The numbers track with Spataro’s personal experience. He and his team are certainly spending more time in front of their screens. Employees, he says, are attending more and more meetings – sometimes unnecessarily – just to demonstrate they’re present and engaged. Spataro says he’s also “having more one-on-ones than I’ve ever had in my life”, which he attributes to “a base principle: humans crave connection”.
All this plugged-in time is creating a cognitive load that’s tough on our brains. There are some short-term fixes that can help alleviate this digital intensity, but the issue is also driving a larger conversation about what communication – and our jobs in general – should look like in a whole new world of work.
‘Huge cognitive overhead’
Of course, it makes sense that the shift to remote work has meant more time in front of screens.
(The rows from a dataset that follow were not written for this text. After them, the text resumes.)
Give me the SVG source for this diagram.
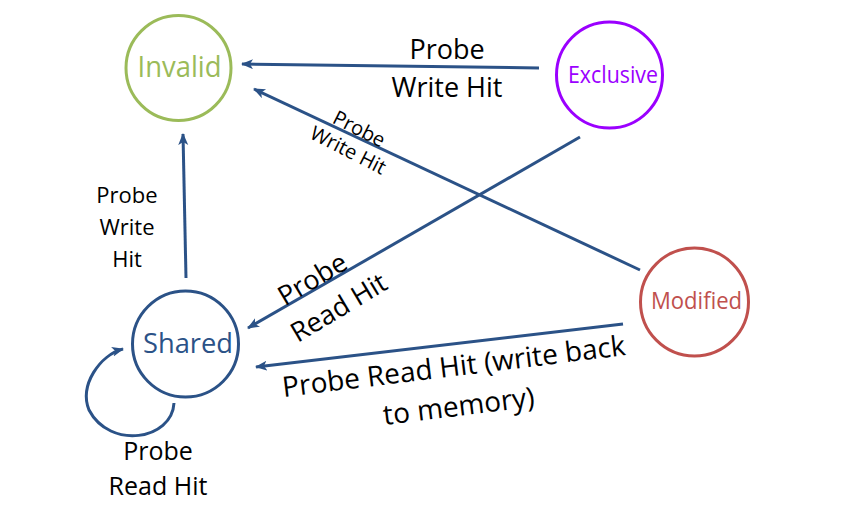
<svg xmlns="http://www.w3.org/2000/svg" width="852" height="521" viewBox="0 0 852 521">
<defs>
<marker id="ah" markerUnits="userSpaceOnUse" markerWidth="14" markerHeight="12" refX="11" refY="5" orient="auto">
<path d="M0,0 L12,5 L0,10 L3,5 Z" fill="#2b5287"/>
</marker>
<style>
.node{fill:#fff;stroke-width:3}
.nt{font-family:"Open Sans","Noto Sans",sans-serif;text-anchor:middle}
.lb{font-family:"Open Sans","Noto Sans",sans-serif;text-anchor:middle;fill:#000}
.edge{fill:none;stroke:#2b5287;stroke-width:3;marker-end:url(#ah)}
</style>
</defs>
<rect width="852" height="521" fill="#fff"/>
<g id="connectors">
<line class="edge" x1="539" y1="68" x2="242" y2="64"/>
<line class="edge" x1="640" y1="270" x2="254" y2="89"/>
<line class="edge" x1="580" y1="137" x2="248" y2="328"/>
<line class="edge" x1="186" y1="278" x2="183" y2="134"/>
<line class="edge" x1="623" y1="324" x2="256" y2="367"/>
<path class="edge" d="M174,403 C172,440 110,450 89,410 C79,385 100,355 123,349"/>
</g>
<g id="labels">
<text class="lb" font-size="27"><tspan x="447" y="59">Probe</tspan><tspan x="447" y="97">Write Hit</tspan></text>
<g transform="translate(356,135) rotate(27)"><text class="lb" font-size="20"><tspan x="0" y="0">Probe</tspan><tspan x="0" y="24">Write Hit</tspan></text></g>
<text class="lb" font-size="22"><tspan x="127" y="203">Probe</tspan><tspan x="127" y="235">Write</tspan><tspan x="127" y="267">Hit</tspan></text>
<g transform="translate(324,283) rotate(-31)"><text class="lb" font-size="27"><tspan x="-8" y="0">Probe</tspan><tspan x="0" y="38">Read Hit</tspan></text></g>
<g transform="translate(455,376) rotate(-7)"><text class="lb" font-size="28"><tspan x="0" y="0">Probe Read Hit (write back</tspan><tspan x="0" y="40">to memory)</tspan></text></g>
<text class="lb" font-size="25"><tspan x="158" y="460">Probe</tspan><tspan x="158" y="495">Read Hit</tspan></text>
</g>
<g id="invalid">
<circle class="node" cx="178.5" cy="68" r="52.5" stroke="#9bbb59"/>
<text class="nt" x="179.5" y="77" font-size="30" textLength="84" lengthAdjust="spacingAndGlyphs" fill="#9bbb59">Invalid</text>
</g>
<g id="exclusive">
<circle class="node" cx="609.5" cy="75" r="53" stroke="#9b00ff"/>
<text class="nt" x="613" y="83" font-size="23" textLength="90" lengthAdjust="spacingAndGlyphs" fill="#9b00ff">Exclusive</text>
</g>
<g id="shared">
<circle class="node" cx="185.5" cy="344" r="53" stroke="#2b5287"/>
<text class="nt" x="188" y="353" font-size="28" textLength="90" lengthAdjust="spacingAndGlyphs" fill="#2b5287">Shared</text>
</g>
<g id="modified">
<circle class="node" cx="694.5" cy="302" r="54" stroke="#c0504d"/>
<text class="nt" x="696.5" y="309" font-size="23" textLength="91" lengthAdjust="spacingAndGlyphs" fill="#c0504d">Modified</text>
</g>
</svg>
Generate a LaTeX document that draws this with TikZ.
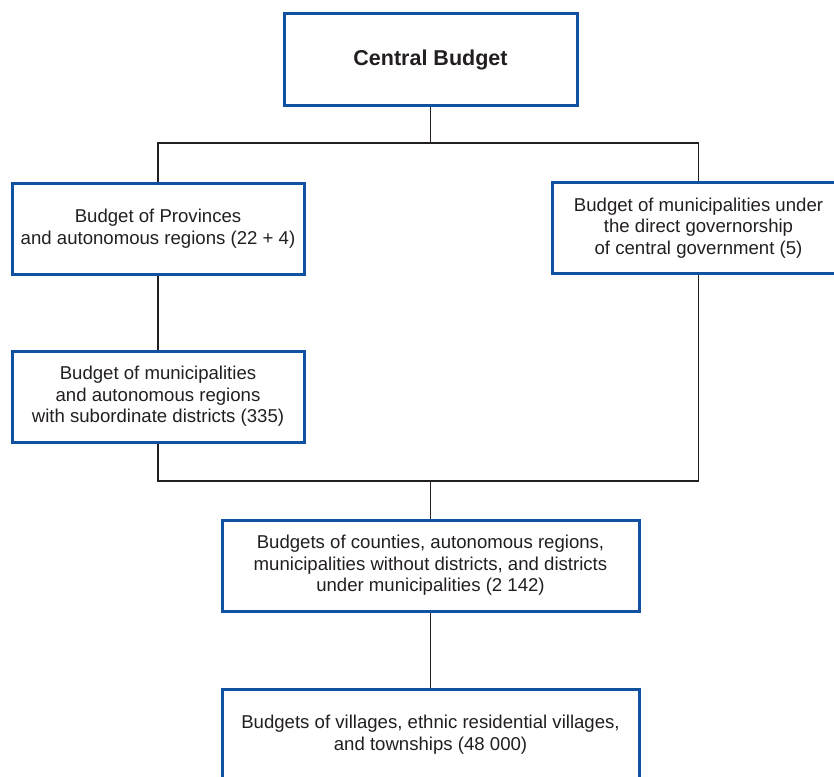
\documentclass[tikz,border=0pt]{standalone}
\usepackage{fontspec}
\setmainfont{Liberation Sans}
\usetikzlibrary{positioning}

\definecolor{boxblue}{RGB}{16,82,160}
\definecolor{ink}{RGB}{35,31,32}

\tikzset{budget/.style = {draw = boxblue, line width = 3pt, fill = white,
                          minimum width = #1, minimum height = 91pt,
                          align = center, text = ink,
                          font = \fontsize{18.6}{21.5}\selectfont},
         budget/.default = 293pt,
         link/.style = {draw = ink, line width = 1.8pt}
        }

\begin{document}
\begin{tikzpicture}[x = 1pt, y = -1pt]
  \useasboundingbox (0,0) rectangle (834,776);

  \node[budget, font = \fontsize{21.5}{24}\selectfont\bfseries] (central) at (430.5,59.5) {Central Budget};
  \node[budget = 292pt] (prov) at (158,228.5) {Budget of Provinces\\and autonomous regions (22 + 4)};
  \node[budget] (direct) at (698.5,228) {Budget of municipalities under\\the direct governorship\\of central government (5)};
  \node[budget = 292pt] (muni) at (158,396.5) {Budget of municipalities\\and autonomous regions\\with subordinate districts (335)};
  \node[budget = 417pt] (county) at (430.5,565.5) {Budgets of counties, autonomous regions,\\municipalities without districts, and districts\\under municipalities (2 142)};
  \node[budget = 417pt] (village) at (430.5,734.5) {Budgets of villages, ethnic residential villages,\\and townships (48 000)};

  \coordinate (split) at (430.5,143);
  \coordinate (join) at (430.5,481);

  \path[link] (central.south) -- (split);
  \path[link] (prov.north) |- (split) -| (direct.north);
  \path[link] (prov.south) -- (muni.north);
  \path[link] (muni.south) |- (join) -| (direct.south);
  \path[link] (join) -- (county.north);
  \path[link] (county.south) -- (village.north);
\end{tikzpicture}
\end{document}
Meetings used to take place in person; now our only option is virtual interaction.
Kate Lister, president of Global Workplace Analytics, a San Diego-based remote work consultancy, cautions that some of the numbers in the Microsoft study should be taken with a pinch of salt. “The criticism is: of course, Teams is being used more now; nobody was using it before,” she says. Working from home naturally requires virtual tools, so the increased usage of Microsoft’s video conferencing app (or similar increases for platforms such as Zoom) is to be expected.